• _Given exercise_:
Every line containing the word "this" needs to be found and copied.

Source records
· · ·

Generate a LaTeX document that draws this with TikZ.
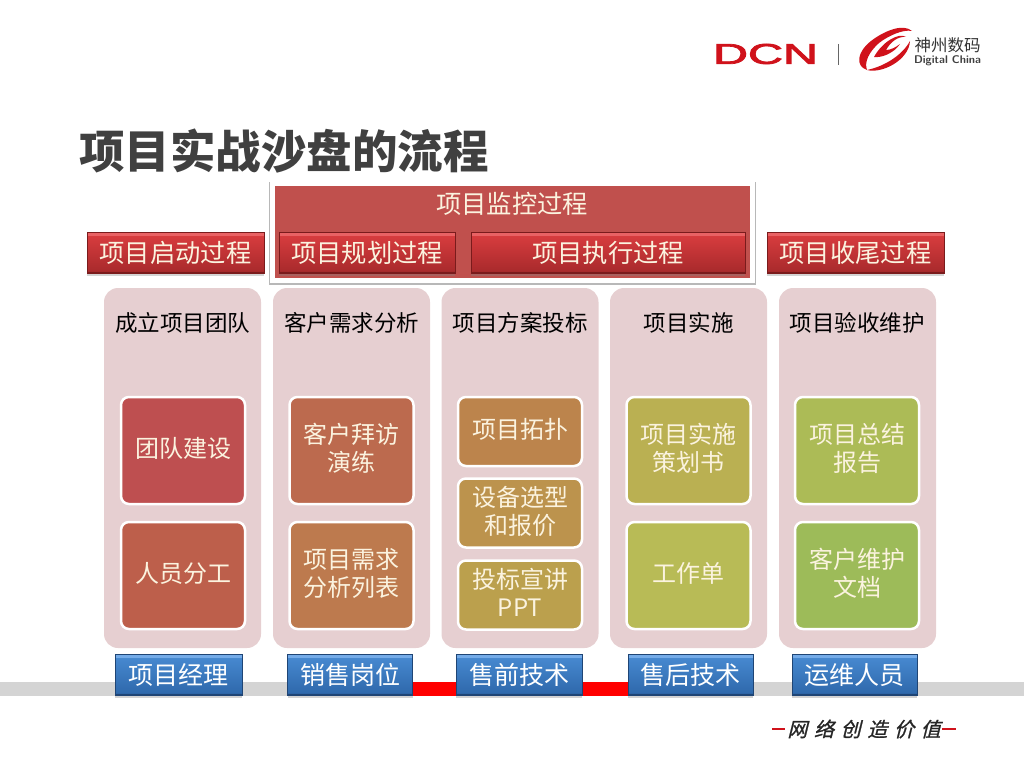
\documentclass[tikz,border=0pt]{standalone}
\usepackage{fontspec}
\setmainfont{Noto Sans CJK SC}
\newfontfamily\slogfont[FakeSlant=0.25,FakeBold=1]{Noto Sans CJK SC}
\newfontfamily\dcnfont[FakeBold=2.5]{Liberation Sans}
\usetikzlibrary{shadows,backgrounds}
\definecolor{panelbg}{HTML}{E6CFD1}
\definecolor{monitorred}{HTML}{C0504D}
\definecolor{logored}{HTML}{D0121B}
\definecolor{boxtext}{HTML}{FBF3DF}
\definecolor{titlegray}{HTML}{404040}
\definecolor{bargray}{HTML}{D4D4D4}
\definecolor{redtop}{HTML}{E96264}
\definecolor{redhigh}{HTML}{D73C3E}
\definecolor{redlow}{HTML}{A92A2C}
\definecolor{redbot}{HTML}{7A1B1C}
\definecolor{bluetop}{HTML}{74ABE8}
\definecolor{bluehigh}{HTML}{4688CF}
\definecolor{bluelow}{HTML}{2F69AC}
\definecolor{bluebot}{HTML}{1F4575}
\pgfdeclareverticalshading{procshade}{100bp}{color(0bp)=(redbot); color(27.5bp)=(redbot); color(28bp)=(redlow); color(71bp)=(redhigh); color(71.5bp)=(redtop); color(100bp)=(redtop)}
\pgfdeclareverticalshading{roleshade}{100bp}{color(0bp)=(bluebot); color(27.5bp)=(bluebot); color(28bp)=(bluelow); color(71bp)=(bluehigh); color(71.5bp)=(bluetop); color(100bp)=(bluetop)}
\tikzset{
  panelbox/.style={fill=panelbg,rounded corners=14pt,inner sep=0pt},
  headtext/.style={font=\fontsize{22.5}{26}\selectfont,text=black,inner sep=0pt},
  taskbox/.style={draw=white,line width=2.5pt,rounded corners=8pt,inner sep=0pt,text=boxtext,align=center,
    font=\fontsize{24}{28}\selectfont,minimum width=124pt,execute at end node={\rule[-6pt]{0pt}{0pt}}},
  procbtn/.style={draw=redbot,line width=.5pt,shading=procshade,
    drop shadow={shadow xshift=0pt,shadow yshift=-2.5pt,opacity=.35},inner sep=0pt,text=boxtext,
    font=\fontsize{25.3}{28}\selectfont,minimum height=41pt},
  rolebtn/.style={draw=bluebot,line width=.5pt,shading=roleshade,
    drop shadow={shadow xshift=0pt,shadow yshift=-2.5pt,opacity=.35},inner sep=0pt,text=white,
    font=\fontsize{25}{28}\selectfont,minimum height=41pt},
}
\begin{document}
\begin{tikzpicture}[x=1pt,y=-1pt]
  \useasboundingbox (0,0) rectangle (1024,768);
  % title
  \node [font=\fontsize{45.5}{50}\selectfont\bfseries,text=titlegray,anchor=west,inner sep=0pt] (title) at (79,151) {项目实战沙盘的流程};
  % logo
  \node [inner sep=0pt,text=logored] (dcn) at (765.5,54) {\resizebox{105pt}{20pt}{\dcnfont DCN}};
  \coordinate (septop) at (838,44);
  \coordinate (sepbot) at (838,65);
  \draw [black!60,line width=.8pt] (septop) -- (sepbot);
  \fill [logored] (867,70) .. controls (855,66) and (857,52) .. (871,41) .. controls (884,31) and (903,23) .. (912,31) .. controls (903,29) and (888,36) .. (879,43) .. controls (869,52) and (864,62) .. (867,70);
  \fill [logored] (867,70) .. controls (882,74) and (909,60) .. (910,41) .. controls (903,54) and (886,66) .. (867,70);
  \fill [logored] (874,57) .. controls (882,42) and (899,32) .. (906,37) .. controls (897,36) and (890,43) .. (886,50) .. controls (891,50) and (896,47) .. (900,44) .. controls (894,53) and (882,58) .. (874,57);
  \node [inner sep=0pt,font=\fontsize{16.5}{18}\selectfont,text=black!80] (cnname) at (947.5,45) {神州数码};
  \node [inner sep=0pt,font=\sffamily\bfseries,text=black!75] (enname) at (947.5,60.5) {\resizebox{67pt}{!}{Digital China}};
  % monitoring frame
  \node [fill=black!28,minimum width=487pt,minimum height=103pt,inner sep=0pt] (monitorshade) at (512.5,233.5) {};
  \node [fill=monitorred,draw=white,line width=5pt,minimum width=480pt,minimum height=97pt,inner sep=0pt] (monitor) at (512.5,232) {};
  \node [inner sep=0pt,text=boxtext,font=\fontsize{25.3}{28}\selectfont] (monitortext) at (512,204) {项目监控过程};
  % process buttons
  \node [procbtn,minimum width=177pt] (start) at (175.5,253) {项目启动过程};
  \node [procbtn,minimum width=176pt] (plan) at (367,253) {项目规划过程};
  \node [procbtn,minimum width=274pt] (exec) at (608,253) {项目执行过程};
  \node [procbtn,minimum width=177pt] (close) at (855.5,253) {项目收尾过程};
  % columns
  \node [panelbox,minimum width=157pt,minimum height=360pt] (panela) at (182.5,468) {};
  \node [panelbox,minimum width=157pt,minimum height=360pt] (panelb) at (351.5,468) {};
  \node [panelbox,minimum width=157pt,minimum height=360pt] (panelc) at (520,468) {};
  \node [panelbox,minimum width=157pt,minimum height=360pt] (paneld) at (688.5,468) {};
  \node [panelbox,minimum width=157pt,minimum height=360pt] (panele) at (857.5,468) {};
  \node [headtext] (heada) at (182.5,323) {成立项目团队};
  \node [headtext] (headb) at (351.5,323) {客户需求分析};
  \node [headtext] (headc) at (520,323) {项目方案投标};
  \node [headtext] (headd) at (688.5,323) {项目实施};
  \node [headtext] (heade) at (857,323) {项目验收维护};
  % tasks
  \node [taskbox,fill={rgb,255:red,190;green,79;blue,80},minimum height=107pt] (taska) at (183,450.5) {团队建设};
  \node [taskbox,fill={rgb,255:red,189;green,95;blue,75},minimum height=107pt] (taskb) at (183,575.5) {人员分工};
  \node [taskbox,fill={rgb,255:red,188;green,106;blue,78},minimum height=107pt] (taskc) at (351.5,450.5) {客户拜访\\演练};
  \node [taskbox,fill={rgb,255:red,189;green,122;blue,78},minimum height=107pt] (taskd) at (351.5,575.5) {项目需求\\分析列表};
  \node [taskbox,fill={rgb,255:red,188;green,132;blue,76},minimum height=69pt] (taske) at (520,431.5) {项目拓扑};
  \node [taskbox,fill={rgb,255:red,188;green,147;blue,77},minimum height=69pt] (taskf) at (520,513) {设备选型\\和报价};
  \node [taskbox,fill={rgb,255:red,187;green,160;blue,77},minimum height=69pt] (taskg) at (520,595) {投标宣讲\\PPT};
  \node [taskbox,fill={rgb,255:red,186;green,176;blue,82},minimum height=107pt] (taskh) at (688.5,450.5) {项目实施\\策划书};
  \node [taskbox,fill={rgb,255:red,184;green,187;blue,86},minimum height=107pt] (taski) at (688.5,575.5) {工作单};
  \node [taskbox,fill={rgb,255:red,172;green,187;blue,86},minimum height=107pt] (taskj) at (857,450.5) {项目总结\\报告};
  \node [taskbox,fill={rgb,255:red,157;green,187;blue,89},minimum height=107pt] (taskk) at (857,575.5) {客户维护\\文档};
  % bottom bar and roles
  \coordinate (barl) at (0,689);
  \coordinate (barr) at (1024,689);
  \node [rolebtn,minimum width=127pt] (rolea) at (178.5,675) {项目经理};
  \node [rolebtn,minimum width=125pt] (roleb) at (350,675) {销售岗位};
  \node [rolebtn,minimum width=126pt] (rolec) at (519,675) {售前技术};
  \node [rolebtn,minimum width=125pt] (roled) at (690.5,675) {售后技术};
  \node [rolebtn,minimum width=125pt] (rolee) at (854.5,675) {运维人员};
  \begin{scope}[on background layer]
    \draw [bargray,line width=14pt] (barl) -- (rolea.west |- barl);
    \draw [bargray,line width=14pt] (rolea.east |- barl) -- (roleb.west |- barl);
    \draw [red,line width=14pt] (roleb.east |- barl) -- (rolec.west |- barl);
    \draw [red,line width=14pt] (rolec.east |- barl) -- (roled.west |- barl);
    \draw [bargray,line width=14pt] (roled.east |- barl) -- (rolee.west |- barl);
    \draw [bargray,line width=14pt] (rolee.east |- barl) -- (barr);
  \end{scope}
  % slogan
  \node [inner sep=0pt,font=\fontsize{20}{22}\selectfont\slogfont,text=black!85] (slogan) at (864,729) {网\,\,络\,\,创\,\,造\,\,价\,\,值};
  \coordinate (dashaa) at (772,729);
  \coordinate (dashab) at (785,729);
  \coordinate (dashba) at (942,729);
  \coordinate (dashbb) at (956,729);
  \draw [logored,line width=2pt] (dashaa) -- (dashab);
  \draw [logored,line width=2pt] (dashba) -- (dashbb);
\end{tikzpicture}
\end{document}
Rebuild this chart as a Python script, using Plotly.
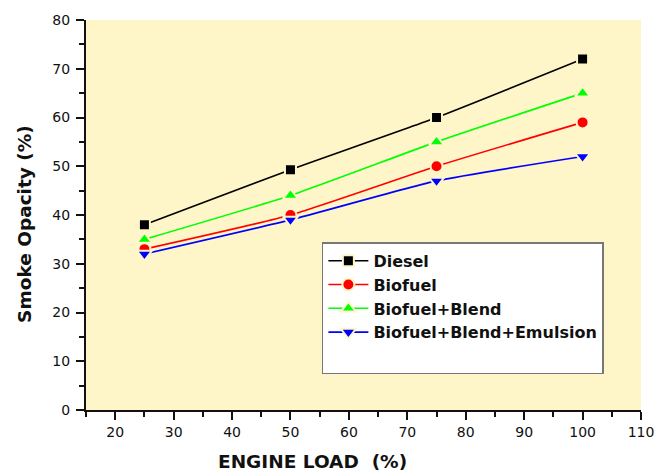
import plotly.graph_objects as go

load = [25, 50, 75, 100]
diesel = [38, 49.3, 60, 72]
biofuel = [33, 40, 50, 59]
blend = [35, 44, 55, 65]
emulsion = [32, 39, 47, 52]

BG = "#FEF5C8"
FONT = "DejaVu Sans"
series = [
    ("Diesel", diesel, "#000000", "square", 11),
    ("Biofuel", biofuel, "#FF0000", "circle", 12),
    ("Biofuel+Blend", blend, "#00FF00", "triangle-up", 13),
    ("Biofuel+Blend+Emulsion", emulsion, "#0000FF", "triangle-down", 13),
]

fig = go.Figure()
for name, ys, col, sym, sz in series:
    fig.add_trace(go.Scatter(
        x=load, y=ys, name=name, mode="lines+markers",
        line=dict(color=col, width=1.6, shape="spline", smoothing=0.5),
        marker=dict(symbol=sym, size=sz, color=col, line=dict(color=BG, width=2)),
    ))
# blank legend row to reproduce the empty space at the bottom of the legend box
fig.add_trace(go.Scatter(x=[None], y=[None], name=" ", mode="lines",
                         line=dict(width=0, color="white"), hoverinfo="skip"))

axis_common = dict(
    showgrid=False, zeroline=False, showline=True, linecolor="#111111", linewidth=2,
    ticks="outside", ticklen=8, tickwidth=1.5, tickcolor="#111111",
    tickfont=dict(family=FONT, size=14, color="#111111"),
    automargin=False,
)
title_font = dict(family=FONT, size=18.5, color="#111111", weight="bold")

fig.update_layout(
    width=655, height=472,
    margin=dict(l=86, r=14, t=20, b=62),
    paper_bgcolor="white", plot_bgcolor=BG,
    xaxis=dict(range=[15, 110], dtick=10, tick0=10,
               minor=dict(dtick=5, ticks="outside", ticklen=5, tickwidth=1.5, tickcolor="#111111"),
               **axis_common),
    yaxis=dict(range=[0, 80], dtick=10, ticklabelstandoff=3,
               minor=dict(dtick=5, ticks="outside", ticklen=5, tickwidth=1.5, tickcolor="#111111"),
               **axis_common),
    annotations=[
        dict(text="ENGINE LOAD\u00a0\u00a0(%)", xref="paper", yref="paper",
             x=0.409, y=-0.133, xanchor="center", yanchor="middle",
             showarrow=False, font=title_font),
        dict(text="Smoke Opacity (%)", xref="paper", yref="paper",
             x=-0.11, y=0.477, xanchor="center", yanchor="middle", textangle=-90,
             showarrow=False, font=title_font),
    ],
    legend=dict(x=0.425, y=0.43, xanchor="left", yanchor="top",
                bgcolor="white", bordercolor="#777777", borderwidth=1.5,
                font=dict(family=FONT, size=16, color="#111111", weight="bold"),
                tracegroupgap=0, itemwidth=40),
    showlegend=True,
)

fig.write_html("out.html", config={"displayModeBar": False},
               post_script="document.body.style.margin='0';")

· · ·

• _Response to the task_:
Generate a LaTeX document that draws this with TikZ.
Rebuild this chart as a Python script, using Plotly.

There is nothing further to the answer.